ROANOKE TIMES 
                      Copyright (c) 1997, Roanoke Times

DATE: Wednesday, March 12, 1997              TAG: 9703120051
SECTION: NATIONAL/INTERNATIONAL   PAGE: A-1  EDITION: METRO 
DATELINE: THE WASHINGTON POST


IT'S A MATTER OF FACTS - VIRGINIA TEACHING GUIDE MAKING A LITTLE HISTORY

George Washington, Thomas Jefferson and Robert E. Lee once made history. Now Gov. George Allen and other modern-day Virginians are beginning to have a major impact on how it is taught, through a 23-page Virginia guide for social science teachers that has become a national hit.

The traditional, fact-based guide demanded by Allen, drafted with the help of hundreds of educators and parents and adopted by the Virginia Board of Education two years ago, has proved both popular and controversial across the country.

It has influenced the work of several other state school boards, won the endorsement of the American Federation of Teachers and incited an educational brawl in Massachusetts, where the state board is trying to incorporate the Virginia approach despite complaints that it reduces history to a game of Trivial Pursuit.

Virginia's guide appeals to educators and parents who fear that children no longer are learning the names of presidents or the dates of wars as they once did and who worry that students can't think clearly about history without first knowing the facts.
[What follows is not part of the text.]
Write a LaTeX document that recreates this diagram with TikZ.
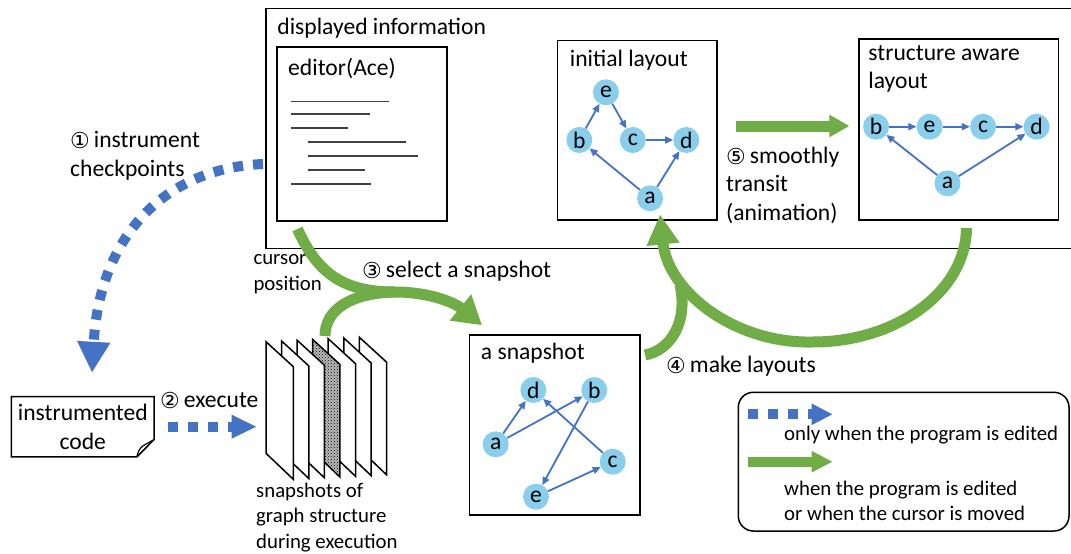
\documentclass[tikz,border=0pt]{standalone}
\usepackage{fontspec}
\setmainfont{Carlito}
\newfontfamily\numfont{DejaVu Sans}
\usetikzlibrary{arrows.meta,positioning,patterns}
\definecolor{flowblue}{RGB}{68,114,196}
\definecolor{flowgreen}{RGB}{112,173,71}
\definecolor{vtxfill}{RGB}{137,206,235}
\newcommand{\bigtxt}{\fontsize{23.6}{28.5}\selectfont}
\newcommand{\smalltxt}{\fontsize{20.8}{25.6}\selectfont}
\newcommand{\stepno}[1]{\raisebox{-1pt}{\numfont\fontsize{22}{22}\selectfont #1}\hspace{4pt}}
\tikzset{
  box/.style={draw, line width=1.5pt, inner sep=0pt},
  lbl/.style={anchor=west, inner sep=0pt, align=left, font=\bigtxt},
  note/.style={anchor=west, inner sep=0pt, align=left, font=\smalltxt},
  vtx/.style={circle, fill=vtxfill, minimum size=26pt, inner sep=0pt, font=\bigtxt},
  link/.style={draw=flowblue, line width=1.8pt, -{Triangle[length=8pt,width=7pt]}},
  always/.style={draw=flowgreen, line width=11pt},
  onedit/.style={draw=flowblue, line width=10pt, dash pattern=on 10pt off 10pt},
  sheet/.style={draw, line width=1.5pt, fill=white},
  hatch/.style={draw, line width=1.5pt, preaction={fill=gray!55}, pattern=crosshatch dots},
  codeline/.style={draw=black!75, line width=1.2pt}
}

\begin{document}
\begin{tikzpicture}[x=1pt, y=-1pt]
    \useasboundingbox (0,0) rectangle (1071,554);
    % Displayed information
    \draw[line width=1.5pt] (1071,8.3) -- (265.8,8.3) -- (265.8,248.3) -- (1071,248.3);
    \node[lbl] (disp) at (277.2,28.3) {displayed information};
    \node[box, minimum width=169.8, minimum height=174] (editor) at (362.1,134) {};
    \node[lbl] (edlbl) at (288,68.3) {editor(Ace)};
    \foreach \xa/\xb/\y in {290.7/389/101.7, 290.7/370/114, 290.7/348/128, 307.7/406/142, 307.7/418/156, 307.7/365/170, 291/371/184}
      \draw[codeline] (\xa,\y) -- (\xb,\y);
    \node[box, minimum width=159.4, minimum height=179.3] (init) at (637.3,130.35) {};
    \node[lbl] (inlbl) at (569.7,60) {initial layout};
    \node[box, minimum width=199.8, minimum height=181] (sawr) at (958.7,129.5) {};
    \node[lbl] (salbl) at (868.2,69) {structure aware\\layout};
    \node[lbl] (s5) at (726,185) {\stepno{⑤}smoothly\\transit\\(animation)};
    % Initial layout graph
    \node[vtx] (i-e) at (605.9,92.3) {e};
    \node[vtx] (i-b) at (579.3,140) {b};
    \node[vtx] (i-c) at (632.8,140) {c};
    \node[vtx] (i-d) at (686.3,140) {d};
    \node[vtx] (i-a) at (650.1,198.3) {a};
    \draw[link] (i-b) -- (i-e);
    \draw[link] (i-e) -- (i-c);
    \draw[link] (i-c) -- (i-d);
    \draw[link] (i-a) -- (i-b);
    \draw[link] (i-a) -- (i-d);
    % Structure aware graph
    \node[vtx] (s-b) at (876.1,126.7) {b};
    \node[vtx] (s-e) at (929.6,126.7) {e};
    \node[vtx] (s-c) at (983.1,126.7) {c};
    \node[vtx] (s-d) at (1036.6,126.7) {d};
    \node[vtx] (s-a) at (947.5,183.3) {a};
    \draw[link] (s-b) -- (s-e);
    \draw[link] (s-e) -- (s-c);
    \draw[link] (s-c) -- (s-d);
    \draw[link] (s-a) -- (s-b);
    \draw[link] (s-a) -- (s-d);
    \draw[always, -{Triangle[length=20pt,width=21pt]}] ([xshift=18.3pt,yshift=4.35pt]init.east) -- ([xshift=-8.6pt,yshift=3.5pt]sawr.west);
    % A snapshot
    \node[box, minimum width=170.7, minimum height=180] (snap) at (554.65,425) {};
    \node[lbl] (snlbl) at (480.7,353) {a snapshot};
    \node[vtx] (p-d) at (533.3,390) {d};
    \node[vtx] (p-b) at (594.3,390) {b};
    \node[vtx] (p-a) at (495.7,444.3) {a};
    \node[vtx] (p-c) at (612.7,461.7) {c};
    \node[vtx] (p-e) at (536,496.7) {e};
    \draw[link] (p-a) -- (p-d);
    \draw[link] (p-a) -- (p-b);
    \draw[link] (p-b) -- (p-e);
    \draw[link] (p-c) -- (p-d);
    \draw[link] (p-e) -- (p-c);
    % Instrumented code
    \node[inner sep=0pt, minimum width=142.3, minimum height=60, align=center, font=\bigtxt] (code) at (82.8,426.7) {instrumented\\code};
    \draw[line width=1.5pt] (code.north west) -- (code.north east) -- ([yshift=17.4pt]code.south east) -- ([xshift=-17.3pt]code.south east) -- (code.south west) -- cycle;
    \draw[line width=1.2pt] ([xshift=-17.3pt]code.south east) .. controls +(2,-7) .. +(6,-11) -- ([yshift=17.4pt]code.south east);
    \node[lbl] (s1) at (70,156) {\stepno{①}instrument\\checkpoints};
    \node[lbl] (s2) at (160,400.7) {\stepno{②}execute};
    % Snapshots of graph structure
    \foreach \i/\s in {6/sheet,5/sheet,4/sheet,3/hatch,2/sheet,1/sheet,0/sheet}
      \draw[\s] ({266+15.55*\i},{341.7-0.75*\i}) -- ++(27.3,25) -- ++(0,112.6) -- ++(-27.3,-26) -- cycle;
    \node[note] (stack) at (256,517.5) {snapshots of\\graph structure\\during execution};
    \node[note] (cur) at (253.3,274) {cursor\\position};
    \node[lbl] (s3) at (362,271) {\stepno{③}select a snapshot};
    \node[lbl] (s4) at (666,366) {\stepno{④}make layouts};
    % Flows
    \coordinate (dispw) at (263,164);
    \coordinate (stkw) at (256.7,426.7);
    \coordinate (cursor) at (297.5,229);
    \coordinate (stktop) at (325,336);
    \coordinate (join3) at (395,292);
    \coordinate (sawb) at (966.5,228);
    \coordinate (snape) at (645,355);
    \draw[onedit, -{Triangle[length=31pt,width=31pt]}] (dispw) .. controls (170,168) and (100,230) .. ([xshift=9.2pt,yshift=23.7pt]code.north);
    \draw[onedit, -{Triangle[length=25pt,width=22pt]}] ([xshift=14pt]code.east) -- (stkw);
    \draw[always, -{Triangle[length=28pt,width=32pt]}] (cursor) .. controls (318,275) and (345,292) .. (join3) .. controls (430,292) and (455,303) .. ([xshift=-72.6pt,yshift=9pt]snap.north);
    \draw[always] (stktop) .. controls (325,310) and (350,293) .. (join3);
    \draw[always, -{Triangle[length=30pt,width=31pt]}] (sawb) .. controls (966,291) and (897,342) .. (813,342) .. controls (735,344) and (668,292) .. ([xshift=22.7pt,yshift=6.3pt]init.south);
    \draw[always] (snape) .. controls (672,350) and (688,320) .. (680,285);
    % Legend
    \node[box, rounded corners=15pt, minimum width=330.7, minimum height=138.7] (legend) at (903.65,461.65) {};
    \coordinate (k1) at (748.3,414.3);
    \coordinate (k2) at (748.3,461.7);
    \draw[onedit, -{Triangle[length=21pt,width=20pt]}] (k1) -- ++(84.4,0);
    \draw[always, line width=10pt, -{Triangle[length=21pt,width=20pt]}] (k2) -- ++(84.4,0);
    \node[note] at (784,435) {only when the program is edited};
    \node[note] at (784,500.8) {when the program is edited\\or when the cursor is moved};
\end{tikzpicture}
\end{document}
``We wanted standards that were content-rich, not pedagogy-rich,'' said Massachusetts school board member Abigail Thernstrom. ``Many of the standards in other states don't suggest for a minute that students might want to know what half-century the Civil War was in.''

Virginia's grade-by-grade guidelines, which took effect last fall, list the names and events that students should master, a device popularized by University of Virginia Professor E.D. Hirsch Jr. Most other states provide general guides and ask local districts to fill in the gaps.

The state-history section of the Virginia standards says fourth-graders should learn, among other things, ``the backgrounds, motivations and contributions of George Washington, George Wythe, Thomas Jefferson, James Madison, James Monroe, Patrick Henry, and other prominent Virginians in the Revolutionary era; and the significance of the Charters of the Virginia Company of London, the Virginia Declaration of Rights, the Virginia Statute of Religious Freedom and the Declaration of Independence.''

The spread of the Virginia guidelines illustrates one of the hottest arguments in education today - between those who think teachers should emphasize memorizing facts at least as much as developing thinking skills and those who believe that if thinking and learning skills are learned, students can find the facts for themselves.

Besides the Massachusetts board, educators in Texas, California, North Carolina, Kentucky, Maine, Vermont, Wisconsin, Pennsylvania, Arizona and Louisiana have sought information about the Virginia approach, officials say.

But some teachers and parents have said the Virginia guide demands too much memorization and leaves too little class time to learn how to analyze history.